Why Voting Laws are Becoming Difficult to Fight Against

It's safe to say that 2020 felt more like a decade of events rather than a single year. This is because everything from highlighting police brutality to how the nation handles a health crisis was pushed to the forefront of people's lives. However, one of the issues that continue to be the main topic of discussion across the nation today is voting rights laws. Mainly sparked by the false claims of widespread voter fraud after former President Trump's election loss to President Biden, many Republican-led states began to seek to change their voting laws. Because this occurred late into the year, much of the actual legislation and legal fights are now happening within 2021. The issue here involves the reality that proponents of voting rights are continuously losing legal cases. So, why is it suddenly becoming more and more difficult to fight against these laws?

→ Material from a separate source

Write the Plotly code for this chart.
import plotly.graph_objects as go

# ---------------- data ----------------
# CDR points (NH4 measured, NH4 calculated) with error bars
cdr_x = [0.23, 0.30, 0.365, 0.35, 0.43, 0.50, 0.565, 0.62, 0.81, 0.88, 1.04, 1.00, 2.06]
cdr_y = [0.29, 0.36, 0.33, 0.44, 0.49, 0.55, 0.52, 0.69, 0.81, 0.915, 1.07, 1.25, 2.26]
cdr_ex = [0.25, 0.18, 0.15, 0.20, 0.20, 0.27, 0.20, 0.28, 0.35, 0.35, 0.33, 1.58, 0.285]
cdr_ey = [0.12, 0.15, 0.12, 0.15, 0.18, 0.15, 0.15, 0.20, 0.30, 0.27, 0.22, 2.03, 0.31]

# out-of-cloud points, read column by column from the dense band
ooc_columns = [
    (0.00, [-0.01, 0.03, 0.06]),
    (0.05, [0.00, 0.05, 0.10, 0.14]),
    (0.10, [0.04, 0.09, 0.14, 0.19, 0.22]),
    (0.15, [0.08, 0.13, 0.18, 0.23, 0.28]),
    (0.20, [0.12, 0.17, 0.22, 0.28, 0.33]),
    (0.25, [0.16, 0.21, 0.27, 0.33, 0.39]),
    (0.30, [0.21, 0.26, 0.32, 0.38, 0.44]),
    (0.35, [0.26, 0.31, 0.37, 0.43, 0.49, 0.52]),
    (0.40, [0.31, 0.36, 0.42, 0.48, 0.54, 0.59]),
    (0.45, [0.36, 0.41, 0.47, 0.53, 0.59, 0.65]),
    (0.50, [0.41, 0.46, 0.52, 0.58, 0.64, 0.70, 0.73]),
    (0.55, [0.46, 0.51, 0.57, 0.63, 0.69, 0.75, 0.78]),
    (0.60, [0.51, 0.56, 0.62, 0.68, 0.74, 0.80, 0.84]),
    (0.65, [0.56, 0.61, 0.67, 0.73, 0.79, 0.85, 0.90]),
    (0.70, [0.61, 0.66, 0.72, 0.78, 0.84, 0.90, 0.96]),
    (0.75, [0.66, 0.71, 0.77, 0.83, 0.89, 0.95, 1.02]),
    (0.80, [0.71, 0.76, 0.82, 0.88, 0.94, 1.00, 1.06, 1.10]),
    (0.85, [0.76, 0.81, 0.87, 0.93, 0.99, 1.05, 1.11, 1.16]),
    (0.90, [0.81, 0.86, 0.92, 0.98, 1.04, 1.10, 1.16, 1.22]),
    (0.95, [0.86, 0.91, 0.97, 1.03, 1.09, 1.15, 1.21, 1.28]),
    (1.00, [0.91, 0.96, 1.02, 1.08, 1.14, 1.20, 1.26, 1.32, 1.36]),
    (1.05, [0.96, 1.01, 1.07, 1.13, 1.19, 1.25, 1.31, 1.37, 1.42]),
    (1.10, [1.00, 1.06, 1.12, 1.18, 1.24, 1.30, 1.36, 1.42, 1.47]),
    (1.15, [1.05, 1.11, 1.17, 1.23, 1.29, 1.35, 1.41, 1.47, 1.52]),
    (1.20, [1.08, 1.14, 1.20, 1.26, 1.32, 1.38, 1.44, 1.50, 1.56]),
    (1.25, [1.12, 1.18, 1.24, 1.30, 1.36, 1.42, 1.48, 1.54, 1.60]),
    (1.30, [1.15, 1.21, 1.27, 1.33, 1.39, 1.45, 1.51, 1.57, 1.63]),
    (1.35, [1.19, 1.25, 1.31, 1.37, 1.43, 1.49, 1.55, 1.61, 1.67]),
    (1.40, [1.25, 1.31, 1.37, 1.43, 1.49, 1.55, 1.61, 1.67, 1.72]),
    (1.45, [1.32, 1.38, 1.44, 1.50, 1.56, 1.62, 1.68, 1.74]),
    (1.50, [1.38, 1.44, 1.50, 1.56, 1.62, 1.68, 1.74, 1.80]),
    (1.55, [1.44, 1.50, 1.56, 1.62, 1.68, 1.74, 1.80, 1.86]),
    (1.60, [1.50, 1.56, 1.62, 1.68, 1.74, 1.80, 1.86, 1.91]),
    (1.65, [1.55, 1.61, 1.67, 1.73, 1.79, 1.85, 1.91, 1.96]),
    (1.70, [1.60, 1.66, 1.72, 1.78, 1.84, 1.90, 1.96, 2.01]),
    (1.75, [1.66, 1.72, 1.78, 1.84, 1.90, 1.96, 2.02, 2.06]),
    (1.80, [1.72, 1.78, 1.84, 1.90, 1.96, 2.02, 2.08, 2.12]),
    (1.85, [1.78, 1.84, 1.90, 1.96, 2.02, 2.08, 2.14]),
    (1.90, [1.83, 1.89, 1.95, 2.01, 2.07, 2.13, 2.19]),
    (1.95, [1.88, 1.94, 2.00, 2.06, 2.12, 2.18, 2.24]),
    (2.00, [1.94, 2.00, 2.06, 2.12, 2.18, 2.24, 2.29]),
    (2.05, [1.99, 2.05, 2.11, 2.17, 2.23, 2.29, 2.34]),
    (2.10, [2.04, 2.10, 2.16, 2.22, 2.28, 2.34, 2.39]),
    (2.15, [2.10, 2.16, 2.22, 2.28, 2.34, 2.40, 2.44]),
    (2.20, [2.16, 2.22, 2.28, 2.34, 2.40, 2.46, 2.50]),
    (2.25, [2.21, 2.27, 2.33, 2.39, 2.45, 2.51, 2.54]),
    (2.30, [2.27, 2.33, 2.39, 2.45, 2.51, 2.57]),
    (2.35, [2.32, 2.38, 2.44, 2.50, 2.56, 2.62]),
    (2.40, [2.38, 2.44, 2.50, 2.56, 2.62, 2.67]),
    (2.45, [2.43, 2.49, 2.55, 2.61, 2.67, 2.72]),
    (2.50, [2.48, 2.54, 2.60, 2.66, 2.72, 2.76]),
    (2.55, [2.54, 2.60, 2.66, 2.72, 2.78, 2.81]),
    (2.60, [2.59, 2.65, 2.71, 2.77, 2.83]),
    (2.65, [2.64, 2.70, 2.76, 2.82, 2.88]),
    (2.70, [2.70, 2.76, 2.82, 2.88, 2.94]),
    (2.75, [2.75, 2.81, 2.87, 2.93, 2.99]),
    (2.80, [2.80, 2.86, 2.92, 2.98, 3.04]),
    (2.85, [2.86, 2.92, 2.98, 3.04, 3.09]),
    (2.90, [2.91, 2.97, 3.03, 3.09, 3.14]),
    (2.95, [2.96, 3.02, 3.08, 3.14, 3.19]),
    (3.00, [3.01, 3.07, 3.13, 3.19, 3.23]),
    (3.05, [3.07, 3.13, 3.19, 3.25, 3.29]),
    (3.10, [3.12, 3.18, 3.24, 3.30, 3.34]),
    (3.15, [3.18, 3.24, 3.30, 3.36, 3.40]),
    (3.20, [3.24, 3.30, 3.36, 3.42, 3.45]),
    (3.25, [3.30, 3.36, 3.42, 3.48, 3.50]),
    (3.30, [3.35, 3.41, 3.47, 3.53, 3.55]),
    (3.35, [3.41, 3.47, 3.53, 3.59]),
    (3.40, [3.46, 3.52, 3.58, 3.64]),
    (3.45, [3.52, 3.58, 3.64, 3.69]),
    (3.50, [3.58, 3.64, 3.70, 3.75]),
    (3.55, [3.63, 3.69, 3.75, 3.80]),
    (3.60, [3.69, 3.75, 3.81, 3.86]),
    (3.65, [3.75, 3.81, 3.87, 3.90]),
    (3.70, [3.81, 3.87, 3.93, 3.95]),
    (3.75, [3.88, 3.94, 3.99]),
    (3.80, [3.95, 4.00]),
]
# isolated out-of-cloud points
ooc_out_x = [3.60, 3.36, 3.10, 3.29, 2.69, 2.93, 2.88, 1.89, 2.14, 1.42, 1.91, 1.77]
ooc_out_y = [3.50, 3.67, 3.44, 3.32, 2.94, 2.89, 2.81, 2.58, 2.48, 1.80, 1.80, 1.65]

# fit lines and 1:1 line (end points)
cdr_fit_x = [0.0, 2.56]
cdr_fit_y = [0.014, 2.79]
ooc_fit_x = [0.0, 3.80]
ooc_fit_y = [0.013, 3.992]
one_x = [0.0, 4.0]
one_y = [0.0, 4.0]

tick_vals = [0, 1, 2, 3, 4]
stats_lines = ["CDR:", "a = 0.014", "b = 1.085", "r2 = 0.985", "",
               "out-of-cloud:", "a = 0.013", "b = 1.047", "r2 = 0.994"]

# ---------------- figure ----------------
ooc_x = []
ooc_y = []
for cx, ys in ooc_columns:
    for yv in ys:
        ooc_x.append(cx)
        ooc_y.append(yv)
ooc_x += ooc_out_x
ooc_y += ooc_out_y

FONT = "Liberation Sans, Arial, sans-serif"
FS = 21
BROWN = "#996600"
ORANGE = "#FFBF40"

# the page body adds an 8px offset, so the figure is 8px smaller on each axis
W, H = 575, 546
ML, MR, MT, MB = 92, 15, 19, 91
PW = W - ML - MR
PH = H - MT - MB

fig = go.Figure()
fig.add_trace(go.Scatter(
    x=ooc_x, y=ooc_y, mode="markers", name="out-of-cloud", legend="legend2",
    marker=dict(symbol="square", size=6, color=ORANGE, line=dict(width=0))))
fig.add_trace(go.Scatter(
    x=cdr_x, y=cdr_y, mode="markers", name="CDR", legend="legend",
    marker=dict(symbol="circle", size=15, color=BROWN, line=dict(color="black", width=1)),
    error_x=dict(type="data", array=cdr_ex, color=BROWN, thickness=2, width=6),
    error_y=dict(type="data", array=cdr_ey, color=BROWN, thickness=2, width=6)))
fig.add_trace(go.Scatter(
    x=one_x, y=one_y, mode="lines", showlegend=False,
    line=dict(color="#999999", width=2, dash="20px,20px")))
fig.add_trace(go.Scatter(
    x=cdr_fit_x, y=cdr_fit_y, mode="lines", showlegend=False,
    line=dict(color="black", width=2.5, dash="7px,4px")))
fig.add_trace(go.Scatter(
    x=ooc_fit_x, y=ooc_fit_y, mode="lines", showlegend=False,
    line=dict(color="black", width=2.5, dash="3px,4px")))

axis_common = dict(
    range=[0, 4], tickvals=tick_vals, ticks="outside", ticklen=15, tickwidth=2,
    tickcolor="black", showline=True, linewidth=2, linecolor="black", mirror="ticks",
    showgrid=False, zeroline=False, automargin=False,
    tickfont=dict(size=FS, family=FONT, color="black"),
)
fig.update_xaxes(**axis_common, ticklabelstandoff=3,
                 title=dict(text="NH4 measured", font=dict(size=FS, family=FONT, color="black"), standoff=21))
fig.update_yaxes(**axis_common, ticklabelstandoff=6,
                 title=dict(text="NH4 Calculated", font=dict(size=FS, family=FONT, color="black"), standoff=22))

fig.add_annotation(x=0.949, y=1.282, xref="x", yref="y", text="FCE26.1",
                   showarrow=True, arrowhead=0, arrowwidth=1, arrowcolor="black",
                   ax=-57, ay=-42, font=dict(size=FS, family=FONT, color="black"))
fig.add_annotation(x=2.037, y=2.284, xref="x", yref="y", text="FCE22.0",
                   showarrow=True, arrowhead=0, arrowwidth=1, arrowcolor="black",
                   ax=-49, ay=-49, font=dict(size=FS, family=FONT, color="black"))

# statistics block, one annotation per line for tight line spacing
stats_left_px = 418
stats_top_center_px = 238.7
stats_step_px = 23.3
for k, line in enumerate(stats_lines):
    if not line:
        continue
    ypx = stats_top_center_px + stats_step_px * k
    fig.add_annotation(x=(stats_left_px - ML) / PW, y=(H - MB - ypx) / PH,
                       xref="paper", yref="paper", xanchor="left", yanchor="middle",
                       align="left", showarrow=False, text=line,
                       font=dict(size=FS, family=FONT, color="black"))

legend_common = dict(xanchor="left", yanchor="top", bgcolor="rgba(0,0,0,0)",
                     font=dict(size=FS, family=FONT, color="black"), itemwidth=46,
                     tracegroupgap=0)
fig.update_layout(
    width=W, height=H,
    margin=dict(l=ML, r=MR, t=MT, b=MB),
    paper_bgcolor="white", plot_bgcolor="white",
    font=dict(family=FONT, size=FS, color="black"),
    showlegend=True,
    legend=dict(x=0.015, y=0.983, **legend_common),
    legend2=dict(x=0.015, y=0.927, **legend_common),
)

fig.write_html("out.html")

Why Voting Laws are Being Changed

As stated above, after former President Trump lost his re-election bid, he began to spread the false notion that the election was somehow stolen from him due to irregularities and the current voting laws within the states he lost in. This led Republican-led states to seek to change how their elections were conducted. Everything from the time the polls were closed to how mail-in ballots were going to be handled was on the table. Understandably, Democratic leaders and some within the public felt that the Republican party was purposely changing laws so it can make it much more difficult for specific demographics of people that tend to vote Democrat to cast their ballot. For example, drop boxes for mail-in ballots were greatly reduced in Texas counties from multiple locations within a county to one location. This, of course, making it much more difficult for the elderly and the poor to make it to these boxes on time or at all.

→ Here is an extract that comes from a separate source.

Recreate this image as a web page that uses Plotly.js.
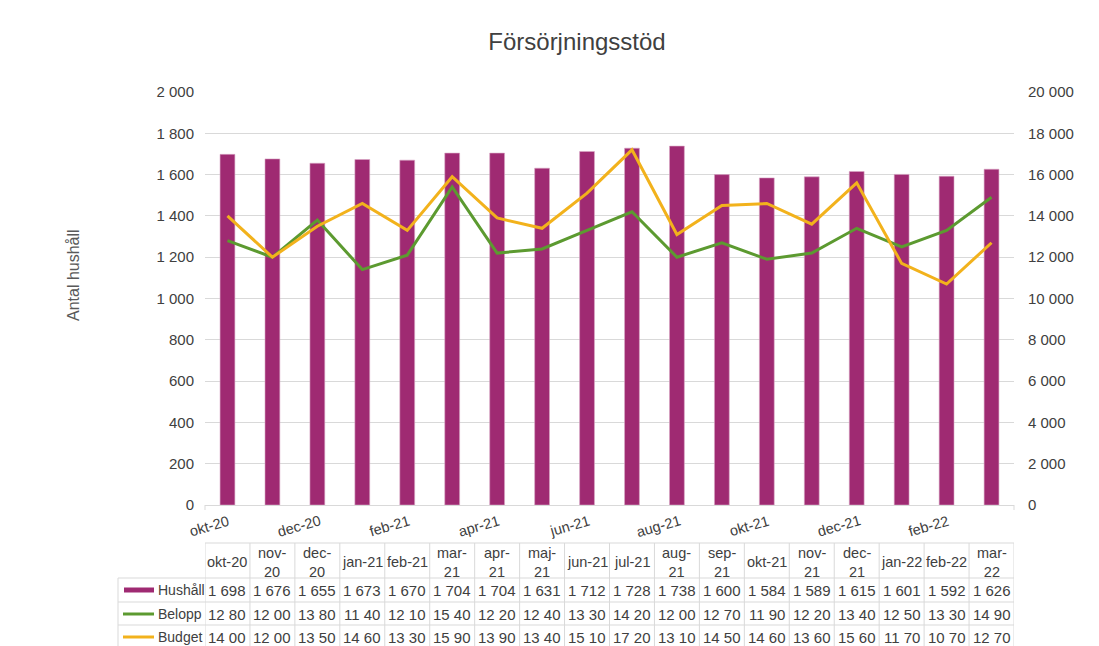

Supreme Court Rules in Favor of New Arizona Voting Laws

Over the past few months, states such as Georgia have been the center of controversy due to their voting law changes. In fact, Georgia ended up losing the MLB All-Star game after the MLB announced they would be protesting the changes. Today, however, the attention was on Arizona as they attempted to make their own changes to their voting laws. Although many fought against these changes, on Thursday, the Supreme Court of the United States voted in a 6-3 decision to uphold the new Arizona voting laws.

Raising the Bar

The decision made by the United States Supreme Court was not only a loss for voting rights advocates, but it has made the process of fighting against these laws that much more difficult. This is because the bar for sending these types of laws to the federal level has become almost impossible, with those that do reach the Supreme Court having little to no chance of coming out in their favor. This has forced voting rights advocates to change their approach as they can no longer count on the Supreme Court to be a backstop for preventing racially discriminatory voting restrictions. Director of litigation at the NAACP Legal Defense Fund, Sam Spital, said after the ruling that the Supreme court is not going to protect democracy right now when it's especially needed.

Choosing the Wrong Cases

The fight to protect voting rights has been going on for years, but it really began to be highlighted in the media in 2016. That year, the Democratic National Committee filed a lawsuit against Arizona for their attempt to change voting laws. However, even proponents of the lawsuit felt like it was a weak vehicle for challenging voting law changes. In fact, even the Biden Administration found no real threat to people's voting rights within the new Arizona law. As a result, many are sounding the alarm to Democratic leaders and advocates not to pursue these types of cases anymore, as stacking loss over loss can drastically hurt future challenges.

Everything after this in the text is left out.